**PROBLEM DETAILS:** Select, from the data, each line where "chart" occurs.

Start of DATA LINES

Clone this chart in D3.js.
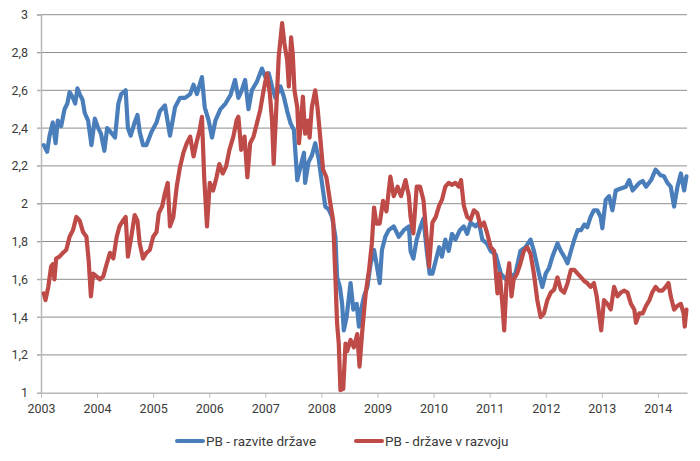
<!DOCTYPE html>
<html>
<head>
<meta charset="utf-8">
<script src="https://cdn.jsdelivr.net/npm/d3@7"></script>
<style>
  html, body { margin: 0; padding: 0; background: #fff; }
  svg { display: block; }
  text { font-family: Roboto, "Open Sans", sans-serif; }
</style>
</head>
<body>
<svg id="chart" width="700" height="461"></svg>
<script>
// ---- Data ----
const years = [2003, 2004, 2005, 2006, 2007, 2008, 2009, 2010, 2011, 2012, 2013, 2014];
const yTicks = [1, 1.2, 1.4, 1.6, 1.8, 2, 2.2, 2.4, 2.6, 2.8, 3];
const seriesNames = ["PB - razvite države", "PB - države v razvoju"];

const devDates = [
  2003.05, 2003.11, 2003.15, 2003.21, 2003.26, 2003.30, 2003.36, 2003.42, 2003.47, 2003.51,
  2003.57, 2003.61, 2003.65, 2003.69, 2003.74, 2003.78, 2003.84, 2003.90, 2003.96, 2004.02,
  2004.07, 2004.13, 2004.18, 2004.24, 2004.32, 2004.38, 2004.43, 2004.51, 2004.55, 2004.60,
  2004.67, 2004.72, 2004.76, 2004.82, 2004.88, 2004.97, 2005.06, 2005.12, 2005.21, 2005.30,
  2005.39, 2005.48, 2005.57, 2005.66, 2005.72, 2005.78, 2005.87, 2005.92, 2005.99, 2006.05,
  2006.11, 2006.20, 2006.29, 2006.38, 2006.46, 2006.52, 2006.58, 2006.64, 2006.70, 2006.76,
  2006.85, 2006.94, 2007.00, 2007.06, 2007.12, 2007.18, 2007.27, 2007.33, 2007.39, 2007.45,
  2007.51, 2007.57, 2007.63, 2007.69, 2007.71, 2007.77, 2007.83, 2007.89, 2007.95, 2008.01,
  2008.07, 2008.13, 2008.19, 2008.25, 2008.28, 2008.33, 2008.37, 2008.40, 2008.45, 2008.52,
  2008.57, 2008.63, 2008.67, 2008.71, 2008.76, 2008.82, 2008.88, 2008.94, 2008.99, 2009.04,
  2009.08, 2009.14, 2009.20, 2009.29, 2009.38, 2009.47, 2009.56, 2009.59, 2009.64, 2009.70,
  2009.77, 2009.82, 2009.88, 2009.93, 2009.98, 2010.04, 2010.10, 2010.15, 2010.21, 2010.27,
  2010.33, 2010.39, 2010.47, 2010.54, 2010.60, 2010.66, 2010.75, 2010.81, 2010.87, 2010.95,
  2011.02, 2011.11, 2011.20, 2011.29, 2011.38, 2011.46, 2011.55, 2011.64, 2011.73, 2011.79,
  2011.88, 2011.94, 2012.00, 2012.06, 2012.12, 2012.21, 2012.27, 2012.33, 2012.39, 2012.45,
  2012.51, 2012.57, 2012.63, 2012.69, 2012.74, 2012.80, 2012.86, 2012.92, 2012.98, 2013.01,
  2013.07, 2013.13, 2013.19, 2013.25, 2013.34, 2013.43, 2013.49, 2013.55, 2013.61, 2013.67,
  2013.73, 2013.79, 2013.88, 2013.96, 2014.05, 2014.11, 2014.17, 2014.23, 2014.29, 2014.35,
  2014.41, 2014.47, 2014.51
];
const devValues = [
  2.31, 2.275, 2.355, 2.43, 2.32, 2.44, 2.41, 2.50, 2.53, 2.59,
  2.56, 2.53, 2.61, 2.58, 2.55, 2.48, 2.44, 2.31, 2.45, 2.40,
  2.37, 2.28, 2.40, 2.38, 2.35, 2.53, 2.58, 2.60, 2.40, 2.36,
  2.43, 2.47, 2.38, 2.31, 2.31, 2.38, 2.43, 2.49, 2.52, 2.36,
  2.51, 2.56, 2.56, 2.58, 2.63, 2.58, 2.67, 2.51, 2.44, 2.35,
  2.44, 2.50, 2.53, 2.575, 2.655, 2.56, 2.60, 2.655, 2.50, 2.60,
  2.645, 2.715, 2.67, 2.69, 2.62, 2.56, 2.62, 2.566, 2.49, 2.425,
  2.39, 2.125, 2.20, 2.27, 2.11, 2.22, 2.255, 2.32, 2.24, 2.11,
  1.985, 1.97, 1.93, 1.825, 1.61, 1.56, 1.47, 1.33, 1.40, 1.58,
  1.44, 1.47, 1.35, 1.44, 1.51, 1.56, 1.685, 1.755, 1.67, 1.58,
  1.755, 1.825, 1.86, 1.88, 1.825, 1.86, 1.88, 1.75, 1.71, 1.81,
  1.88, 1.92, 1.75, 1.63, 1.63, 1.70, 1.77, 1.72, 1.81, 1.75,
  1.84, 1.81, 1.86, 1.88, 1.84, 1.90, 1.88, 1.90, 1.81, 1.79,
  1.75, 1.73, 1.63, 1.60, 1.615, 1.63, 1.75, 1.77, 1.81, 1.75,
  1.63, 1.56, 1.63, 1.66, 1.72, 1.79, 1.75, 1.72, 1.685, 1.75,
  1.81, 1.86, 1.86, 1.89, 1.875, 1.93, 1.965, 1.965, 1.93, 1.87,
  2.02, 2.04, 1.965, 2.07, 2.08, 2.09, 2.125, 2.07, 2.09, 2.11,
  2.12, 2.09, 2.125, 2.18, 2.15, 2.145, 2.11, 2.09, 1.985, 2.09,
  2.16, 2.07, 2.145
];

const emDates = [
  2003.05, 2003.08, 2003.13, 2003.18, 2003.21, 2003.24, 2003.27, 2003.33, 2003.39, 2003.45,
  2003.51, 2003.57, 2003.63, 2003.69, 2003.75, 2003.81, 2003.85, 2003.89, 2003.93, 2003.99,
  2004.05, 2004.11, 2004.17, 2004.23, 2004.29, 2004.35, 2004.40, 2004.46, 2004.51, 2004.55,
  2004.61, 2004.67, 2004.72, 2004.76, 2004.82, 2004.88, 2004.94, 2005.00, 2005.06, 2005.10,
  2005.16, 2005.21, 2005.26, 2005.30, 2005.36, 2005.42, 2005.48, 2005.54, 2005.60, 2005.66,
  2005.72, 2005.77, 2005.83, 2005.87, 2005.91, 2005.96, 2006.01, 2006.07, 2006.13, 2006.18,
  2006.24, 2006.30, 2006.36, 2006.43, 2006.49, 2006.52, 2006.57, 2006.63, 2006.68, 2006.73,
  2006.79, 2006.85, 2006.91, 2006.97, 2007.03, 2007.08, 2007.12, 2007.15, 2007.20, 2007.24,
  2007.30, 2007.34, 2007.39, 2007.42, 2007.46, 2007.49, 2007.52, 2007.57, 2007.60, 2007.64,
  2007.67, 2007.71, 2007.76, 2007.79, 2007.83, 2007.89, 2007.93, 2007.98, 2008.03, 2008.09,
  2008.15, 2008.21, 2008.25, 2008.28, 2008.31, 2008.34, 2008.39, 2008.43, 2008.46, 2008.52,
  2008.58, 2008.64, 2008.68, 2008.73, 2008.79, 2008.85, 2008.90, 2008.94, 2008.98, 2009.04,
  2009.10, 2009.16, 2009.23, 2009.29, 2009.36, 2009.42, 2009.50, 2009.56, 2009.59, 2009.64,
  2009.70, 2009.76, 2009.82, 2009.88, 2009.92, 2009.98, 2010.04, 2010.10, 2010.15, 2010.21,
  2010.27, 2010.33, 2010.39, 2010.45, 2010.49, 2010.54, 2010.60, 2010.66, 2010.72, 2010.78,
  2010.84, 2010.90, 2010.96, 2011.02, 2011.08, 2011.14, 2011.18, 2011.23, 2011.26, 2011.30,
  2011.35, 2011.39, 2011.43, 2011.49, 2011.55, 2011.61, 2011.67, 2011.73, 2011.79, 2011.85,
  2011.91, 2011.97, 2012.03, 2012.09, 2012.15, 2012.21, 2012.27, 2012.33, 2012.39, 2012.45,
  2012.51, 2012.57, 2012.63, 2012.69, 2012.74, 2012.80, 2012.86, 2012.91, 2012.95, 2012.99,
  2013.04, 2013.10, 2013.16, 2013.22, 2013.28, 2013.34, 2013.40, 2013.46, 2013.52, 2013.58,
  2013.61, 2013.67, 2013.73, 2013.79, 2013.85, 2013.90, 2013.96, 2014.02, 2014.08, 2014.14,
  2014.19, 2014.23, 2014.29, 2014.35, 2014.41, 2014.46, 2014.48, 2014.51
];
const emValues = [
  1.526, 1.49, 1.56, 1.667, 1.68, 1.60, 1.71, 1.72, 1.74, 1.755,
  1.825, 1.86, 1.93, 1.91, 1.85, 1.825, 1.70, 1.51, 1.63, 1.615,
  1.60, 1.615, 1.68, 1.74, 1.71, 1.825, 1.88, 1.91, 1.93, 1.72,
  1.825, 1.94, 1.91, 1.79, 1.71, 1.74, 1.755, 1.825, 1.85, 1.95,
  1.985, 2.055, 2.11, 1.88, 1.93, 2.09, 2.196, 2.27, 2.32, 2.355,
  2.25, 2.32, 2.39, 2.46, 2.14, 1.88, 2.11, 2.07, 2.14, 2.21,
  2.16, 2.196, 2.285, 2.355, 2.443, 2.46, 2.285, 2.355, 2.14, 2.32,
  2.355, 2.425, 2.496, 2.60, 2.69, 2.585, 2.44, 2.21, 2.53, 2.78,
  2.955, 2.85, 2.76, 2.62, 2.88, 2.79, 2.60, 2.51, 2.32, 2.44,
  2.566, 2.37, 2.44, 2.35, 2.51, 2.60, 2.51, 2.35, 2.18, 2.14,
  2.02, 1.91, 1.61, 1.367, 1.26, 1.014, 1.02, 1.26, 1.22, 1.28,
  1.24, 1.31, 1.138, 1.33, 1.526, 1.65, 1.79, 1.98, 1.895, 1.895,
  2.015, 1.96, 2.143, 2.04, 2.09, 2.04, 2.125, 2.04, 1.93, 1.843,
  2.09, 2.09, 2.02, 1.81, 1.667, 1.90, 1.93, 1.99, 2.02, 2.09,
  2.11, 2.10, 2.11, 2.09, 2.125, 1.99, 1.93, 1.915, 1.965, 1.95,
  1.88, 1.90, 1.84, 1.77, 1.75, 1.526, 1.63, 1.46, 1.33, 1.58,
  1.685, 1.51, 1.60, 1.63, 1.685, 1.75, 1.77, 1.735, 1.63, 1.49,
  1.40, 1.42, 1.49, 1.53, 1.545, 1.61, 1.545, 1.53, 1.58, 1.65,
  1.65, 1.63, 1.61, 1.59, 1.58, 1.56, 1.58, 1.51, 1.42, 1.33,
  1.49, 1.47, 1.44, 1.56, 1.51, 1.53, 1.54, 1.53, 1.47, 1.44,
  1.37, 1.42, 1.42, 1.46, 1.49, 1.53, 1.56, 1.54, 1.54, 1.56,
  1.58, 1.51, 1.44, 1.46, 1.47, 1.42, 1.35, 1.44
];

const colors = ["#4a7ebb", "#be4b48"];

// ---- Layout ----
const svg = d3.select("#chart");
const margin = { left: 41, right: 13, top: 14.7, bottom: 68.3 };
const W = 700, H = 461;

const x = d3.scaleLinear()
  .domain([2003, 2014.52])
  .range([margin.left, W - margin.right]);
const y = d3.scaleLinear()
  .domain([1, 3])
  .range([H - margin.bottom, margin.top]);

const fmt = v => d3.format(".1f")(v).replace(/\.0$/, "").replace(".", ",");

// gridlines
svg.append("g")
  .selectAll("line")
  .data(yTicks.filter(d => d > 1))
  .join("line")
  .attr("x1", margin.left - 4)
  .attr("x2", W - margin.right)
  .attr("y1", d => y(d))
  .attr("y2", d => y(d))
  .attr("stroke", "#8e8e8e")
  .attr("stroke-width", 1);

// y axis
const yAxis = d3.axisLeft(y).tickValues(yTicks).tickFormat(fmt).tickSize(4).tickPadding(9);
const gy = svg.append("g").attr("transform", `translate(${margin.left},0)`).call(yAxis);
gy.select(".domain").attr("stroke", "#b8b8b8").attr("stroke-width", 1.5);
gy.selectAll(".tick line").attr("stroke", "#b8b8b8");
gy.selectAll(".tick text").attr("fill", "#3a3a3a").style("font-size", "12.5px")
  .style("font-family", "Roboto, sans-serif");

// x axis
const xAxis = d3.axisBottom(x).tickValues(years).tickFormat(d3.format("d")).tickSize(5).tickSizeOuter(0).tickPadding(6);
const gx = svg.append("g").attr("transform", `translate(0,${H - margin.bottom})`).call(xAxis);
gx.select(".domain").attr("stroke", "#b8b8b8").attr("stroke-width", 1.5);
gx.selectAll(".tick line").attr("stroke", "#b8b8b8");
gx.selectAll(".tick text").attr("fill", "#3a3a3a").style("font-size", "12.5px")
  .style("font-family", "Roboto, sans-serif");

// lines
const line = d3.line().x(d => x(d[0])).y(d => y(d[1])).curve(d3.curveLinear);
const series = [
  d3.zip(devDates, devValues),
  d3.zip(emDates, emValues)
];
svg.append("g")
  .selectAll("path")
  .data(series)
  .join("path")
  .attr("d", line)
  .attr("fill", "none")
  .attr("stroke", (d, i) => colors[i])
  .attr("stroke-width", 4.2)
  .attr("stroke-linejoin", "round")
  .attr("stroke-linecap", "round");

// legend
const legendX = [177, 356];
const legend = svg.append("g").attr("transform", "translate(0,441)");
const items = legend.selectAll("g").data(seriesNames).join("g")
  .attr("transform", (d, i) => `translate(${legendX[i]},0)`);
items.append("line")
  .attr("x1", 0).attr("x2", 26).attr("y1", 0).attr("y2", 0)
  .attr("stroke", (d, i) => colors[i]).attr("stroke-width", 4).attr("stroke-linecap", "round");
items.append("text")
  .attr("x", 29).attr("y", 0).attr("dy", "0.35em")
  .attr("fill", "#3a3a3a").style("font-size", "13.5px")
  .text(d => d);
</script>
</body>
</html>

End of DATA LINES

**RESPONSE TO THE EXERCISE:**
Clone this chart in D3.js.
<svg id="chart" width="700" height="461"></svg>
const svg = d3.select("#chart");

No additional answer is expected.